(Records contained in a dataset)
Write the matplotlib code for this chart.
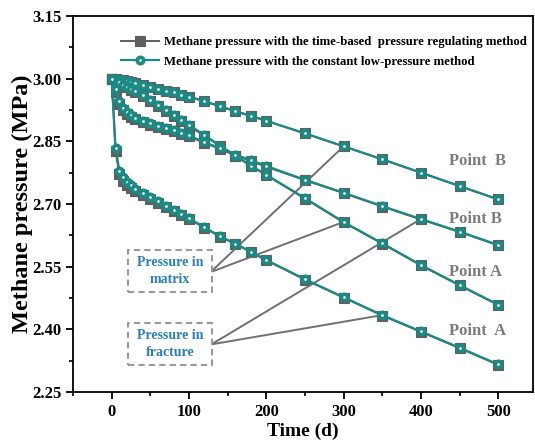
import matplotlib
matplotlib.use("Agg")
import matplotlib.pyplot as plt
from matplotlib.lines import Line2D
from matplotlib.patches import Rectangle
from matplotlib.ticker import MultipleLocator, FormatStrFormatter

plt.rcParams['font.family'] = ['Liberation Serif', 'DejaVu Serif']
plt.rcParams['font.weight'] = 'bold'

# ---- data ----
time_d = [0, 5, 10, 15, 20, 25, 30, 40, 50, 60, 70, 80, 90, 100,
          120, 140, 160, 180, 200, 250, 300, 350, 400, 450, 500]

# constant low-pressure method (teal)
matrix_B_const = [3.000, 2.999, 2.998, 2.996, 2.994, 2.992, 2.989, 2.985, 2.981, 2.976, 2.971, 2.967, 2.962, 2.957,
                  2.946, 2.934, 2.922, 2.911, 2.899, 2.869, 2.838, 2.807, 2.775, 2.743, 2.711]
matrix_A_const = [3.000, 2.997, 2.991, 2.985, 2.980, 2.976, 2.971, 2.960, 2.948, 2.936, 2.925, 2.913, 2.901, 2.889,
                  2.865, 2.840, 2.816, 2.792, 2.770, 2.714, 2.657, 2.606, 2.554, 2.506, 2.459]
fracture_B_const = [3.000, 2.975, 2.946, 2.930, 2.921, 2.913, 2.906, 2.899, 2.893, 2.887, 2.882, 2.876, 2.870, 2.864,
                    2.848, 2.834, 2.818, 2.805, 2.791, 2.758, 2.727, 2.695, 2.664, 2.634, 2.602]
fracture_A_const = [3.000, 2.835, 2.780, 2.764, 2.753, 2.745, 2.737, 2.726, 2.716, 2.706, 2.695, 2.686, 2.676, 2.666,
                    2.644, 2.623, 2.605, 2.586, 2.566, 2.520, 2.477, 2.434, 2.395, 2.356, 2.316]

# time-based pressure regulating method (gray)
matrix_B_time = [3.000, 2.999, 2.998, 2.996, 2.994, 2.992, 2.989, 2.985, 2.981, 2.976, 2.971, 2.967, 2.962, 2.957,
                 2.946, 2.934, 2.922, 2.911, 2.899, 2.869, 2.838, 2.807, 2.775, 2.743, 2.711]
matrix_A_time = [3.000, 2.996, 2.990, 2.984, 2.979, 2.974, 2.969, 2.958, 2.946, 2.934, 2.923, 2.911, 2.899, 2.887,
                 2.863, 2.839, 2.815, 2.791, 2.769, 2.713, 2.656, 2.605, 2.553, 2.505, 2.458]
fracture_B_time = [3.000, 2.968, 2.940, 2.925, 2.916, 2.909, 2.903, 2.896, 2.890, 2.885, 2.880, 2.874, 2.868, 2.862,
                   2.846, 2.832, 2.816, 2.803, 2.789, 2.757, 2.726, 2.694, 2.663, 2.633, 2.601]
fracture_A_time = [3.000, 2.826, 2.771, 2.756, 2.746, 2.739, 2.732, 2.722, 2.713, 2.703, 2.693, 2.684, 2.674, 2.664,
                   2.643, 2.622, 2.604, 2.585, 2.565, 2.519, 2.476, 2.433, 2.394, 2.355, 2.315]

point_labels = ["Point  B", "Point B", "Point A", "Point  A"]
point_label_y = [2.803, 2.664, 2.537, 2.395]
label_x = 436

legend_labels = ["Methane pressure with the time-based  pressure regulating method",
                 "Methane pressure with the constant low-pressure method"]

TEAL = "#1b8a85"
GRAY = "#5f5f5f"
BLUE = "#2a7ec4"
LGRAY = "#7d7d7d"

fig = plt.figure(figsize=(5.35, 4.46), dpi=100)
ax = fig.add_axes([73/535, 1-392/446, (533-73)/535, (392-16)/446])

time_series = [matrix_B_time, matrix_A_time, fracture_B_time, fracture_A_time]
const_series = [matrix_B_const, matrix_A_const, fracture_B_const, fracture_A_const]

SQ = dict(marker='s', ms=7.2, mfc=GRAY, mec=GRAY, mew=0.8)
CI = dict(marker='o', ms=4.6, mfc='white', mec=TEAL, mew=2.6)

for ys in time_series:
    ax.plot(time_d, ys, color=GRAY, lw=1.4, zorder=3, **SQ)
for ys in const_series:
    ax.plot(time_d, ys, color=TEAL, lw=1.6, zorder=4, **CI)

# callout boxes
def px_to_axes(x, y):
    return ((x - 73) / (533 - 73), (392 - y) / (392 - 16))

for (x0, y0, x1, y1, txt) in [(128, 250, 212, 292, "Pressure in\nmatrix"),
                              (128, 323, 212, 365, "Pressure in\nfracture")]:
    ax0, ay0 = px_to_axes(x0, y1)
    ax1, ay1 = px_to_axes(x1, y0)
    ax.add_patch(Rectangle((ax0, ay0), ax1 - ax0, ay1 - ay0, transform=ax.transAxes,
                           fc='white', ec='#9a9a9a', ls=(0, (3, 2)), lw=1.5, zorder=5))
    cx, cy = px_to_axes((x0 + x1) / 2, (y0 + y1) / 2)
    ax.text(cx, cy, txt, transform=ax.transAxes, ha='center', va='center',
            color=BLUE, fontsize=10, fontweight='bold', linespacing=1.35, zorder=6)

# connector lines
matrix_src = (128, 2.537)
fracture_src = (129, 2.364)
i300 = time_d.index(300)
i350 = time_d.index(350)
i400 = time_d.index(400)
for (src, tx, ty) in [(matrix_src, time_d[i300], matrix_B_const[i300]),
                      (matrix_src, time_d[i300], matrix_A_const[i300]),
                      (fracture_src, time_d[i400], fracture_B_const[i400]),
                      (fracture_src, time_d[i350], fracture_A_const[i350])]:
    ax.plot([src[0], tx], [src[1], ty], color='#707070', lw=1.4, zorder=3.5)

for lab, ly in zip(point_labels, point_label_y):
    ax.text(label_x, ly, lab, color=LGRAY, fontsize=12, fontweight='bold',
            ha='left', va='center', zorder=6)

ax.set_xlim(-50, 545)
ax.set_ylim(2.25, 3.15)
ax.xaxis.set_major_locator(MultipleLocator(100))
ax.xaxis.set_minor_locator(MultipleLocator(50))
ax.yaxis.set_major_locator(MultipleLocator(0.15))
ax.yaxis.set_minor_locator(MultipleLocator(0.075))
ax.yaxis.set_major_formatter(FormatStrFormatter('%.2f'))
ax.tick_params(axis='both', which='major', direction='out', length=5, width=1.3,
               labelsize=12, top=False, right=False)
ax.tick_params(axis='both', which='minor', direction='out', length=3, width=1.2,
               top=False, right=False)
for lab in ax.get_xticklabels() + ax.get_yticklabels():
    lab.set_fontweight('bold')
for sp in ax.spines.values():
    sp.set_linewidth(1.3)

ax.set_xlabel("Time (d)", fontsize=14, fontweight='bold', labelpad=2)
ax.set_ylabel("Methane pressure (MPa)", fontsize=17.5, fontweight='bold')
ax.yaxis.set_label_coords(-0.087, 0.5)

handles = [Line2D([], [], color=GRAY, lw=1.4, **SQ),
           Line2D([], [], color=TEAL, lw=1.6, **CI)]
ax.legend(handles, legend_labels, loc='upper left', bbox_to_anchor=(0.093, 0.96),
          frameon=False, prop={'family': 'Liberation Serif', 'weight': 'bold', 'size': 9.2},
          handlelength=3.0, handletextpad=0.4, labelspacing=0.6, borderaxespad=0)

fig.savefig("out.png", dpi=100)
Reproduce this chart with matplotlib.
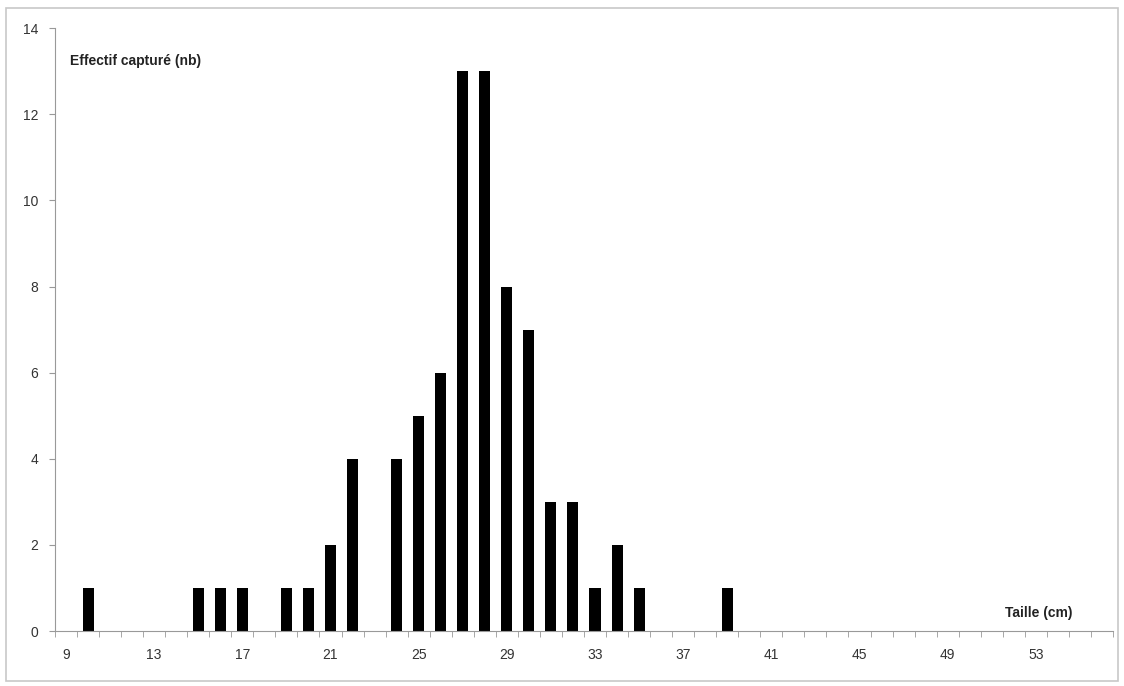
import matplotlib.pyplot as plt
from matplotlib.patches import Rectangle

plt.rcParams['font.family'] = ['Liberation Sans', 'DejaVu Sans']

# taille (cm) -> effectif capturé
tailles = list(range(9, 57))
counts_by_size = {10: 1, 15: 1, 16: 1, 17: 1, 19: 1, 20: 1, 21: 2, 22: 4,
                  24: 4, 25: 5, 26: 6, 27: 13, 28: 13, 29: 8, 30: 7,
                  31: 3, 32: 3, 33: 1, 34: 2, 35: 1, 39: 1}
effectifs = [counts_by_size.get(t, 0) for t in tailles]
xtick_labels = [str(t) for t in range(9, 57, 4)]

fig = plt.figure(figsize=(11.24, 6.86), dpi=100)
ax = fig.add_axes([0.0489, 0.080, 0.9413, 0.879])

# cadre gris autour du graphique
fig.patches.append(Rectangle((0.005, 0.008), 0.99, 0.98, transform=fig.transFigure,
                             fill=False, edgecolor='#c8c8c8', linewidth=1.2))

pos = list(range(len(tailles)))
ax.bar(pos, effectifs, width=0.5, color='black')

ax.set_xlim(-0.5, len(tailles) - 0.5)
ax.set_ylim(0, 14)
ax.set_yticks(range(0, 15, 2))

# labels au centre des catégories, graduations aux limites
ax.set_xticks([tailles.index(int(l)) for l in xtick_labels])
ax.set_xticklabels(xtick_labels)
ax.set_xticks([p - 0.5 for p in range(len(tailles) + 1)], minor=True)
ax.tick_params(axis='x', which='major', length=0, pad=12, labelsize=10, labelcolor='#333333')
ax.tick_params(axis='x', which='minor', length=4, color='#999999')
ax.tick_params(axis='y', length=4, color='#999999', labelsize=10, labelcolor='#333333', pad=8)

for side in ['top', 'right']:
    ax.spines[side].set_visible(False)
for side in ['left', 'bottom']:
    ax.spines[side].set_color('#999999')

ax.text(0.014, 0.945, 'Effectif capturé (nb)', transform=ax.transAxes,
        fontsize=10, fontweight='bold', color='#222222', va='center')
ax.text(0.962, 0.030, 'Taille (cm)', transform=ax.transAxes,
        fontsize=10, fontweight='bold', color='#222222', va='center', ha='right')

fig.savefig('out.png', dpi=100)
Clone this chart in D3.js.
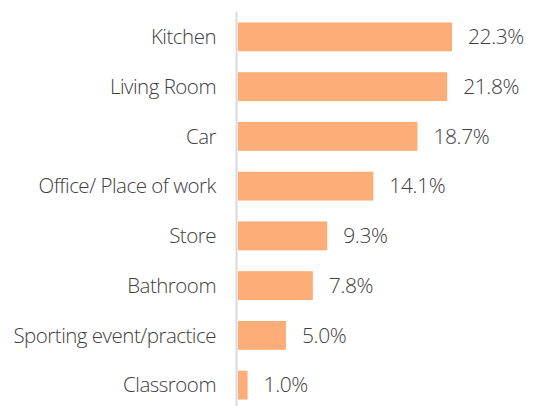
<!DOCTYPE html>
<meta charset="utf-8">
<script src="https://d3js.org/d3.v7.min.js"></script>
<style>
    body { margin: 0; background: #fff; }
    text { font-family: "Open Sans", sans-serif; font-weight: 300; fill: #404040; }
</style>
<div id="base"></div>
<script>
    var places = ["Kitchen", "Living Room", "Car", "Office/ Place of work", "Store",
        "Bathroom", "Sporting event/practice", "Classroom"];
    var shares = [22.3, 21.8, 18.7, 14.1, 9.3, 7.8, 5.0, 1.0];

    var W = 534, H = 406,
        plotLeft = 238, plotTop = 12, plotBottom = 410;

    var svg = d3.select("#base")
        .append("svg")
        .attr("width", W)
        .attr("height", H);

    var x = d3.scaleLinear()
        .domain([0, 22.3])
        .range([plotLeft, 452]);

    var y = d3.scaleBand()
        .domain(places)
        .range([plotTop, plotBottom])
        .paddingInner(0.42)
        .paddingOuter(0.21);

    svg.append("g")
        .selectAll("rect")
        .data(places)
        .enter()
        .append("rect")
        .attr("x", x(0))
        .attr("y", function (d) { return y(d); })
        .attr("width", function (d, i) { return x(shares[i]) - x(0); })
        .attr("height", y.bandwidth())
        .style("fill", "#fdad77");

    // axis line
    svg.append("line")
        .attr("x1", 236.5).attr("x2", 236.5)
        .attr("y1", plotTop).attr("y2", H)
        .style("stroke", "#d9d9d9")
        .style("stroke-width", 2);

    // category labels
    svg.append("g")
        .selectAll("text")
        .data(places)
        .enter()
        .append("text")
        .attr("x", 216)
        .attr("y", function (d) { return y(d) + y.bandwidth() / 2; })
        .attr("dy", "0.35em")
        .attr("text-anchor", "end")
        .attr("font-size", "20.5px")
        .attr("letter-spacing", "-0.5px")
        .text(function (d) { return d; });

    // value labels
    svg.append("g")
        .selectAll("text")
        .data(places)
        .enter()
        .append("text")
        .attr("x", function (d, i) { return x(shares[i]) + 16; })
        .attr("y", function (d) { return y(d) + y.bandwidth() / 2; })
        .attr("dy", "0.35em")
        .attr("font-size", "21px")
        .attr("letter-spacing", "-0.4px")
        .text(function (d, i) { return shares[i].toFixed(1) + "%"; });
</script>
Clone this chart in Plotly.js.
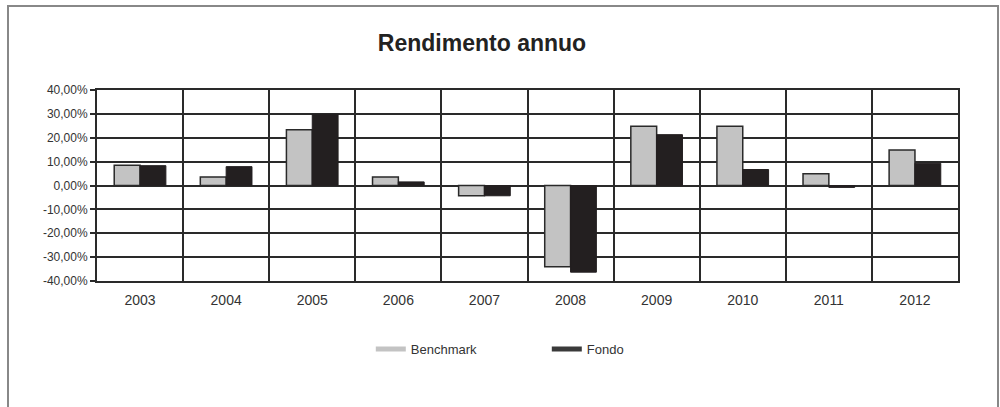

EXERCISE DESCRIPTION — Begin with the first line of the records and repeat every line up to the one with "from matplotlib.ticker import", counting that line too. Pictures are not part of the copy.

PROBLEM SOLUTION —
Write the matplotlib code for this chart.
import matplotlib
matplotlib.use("Agg")
import matplotlib.pyplot as plt
from matplotlib.lines import Line2D
from matplotlib.patches import Rectangle
from matplotlib.ticker import MultipleLocator, FormatStrFormatter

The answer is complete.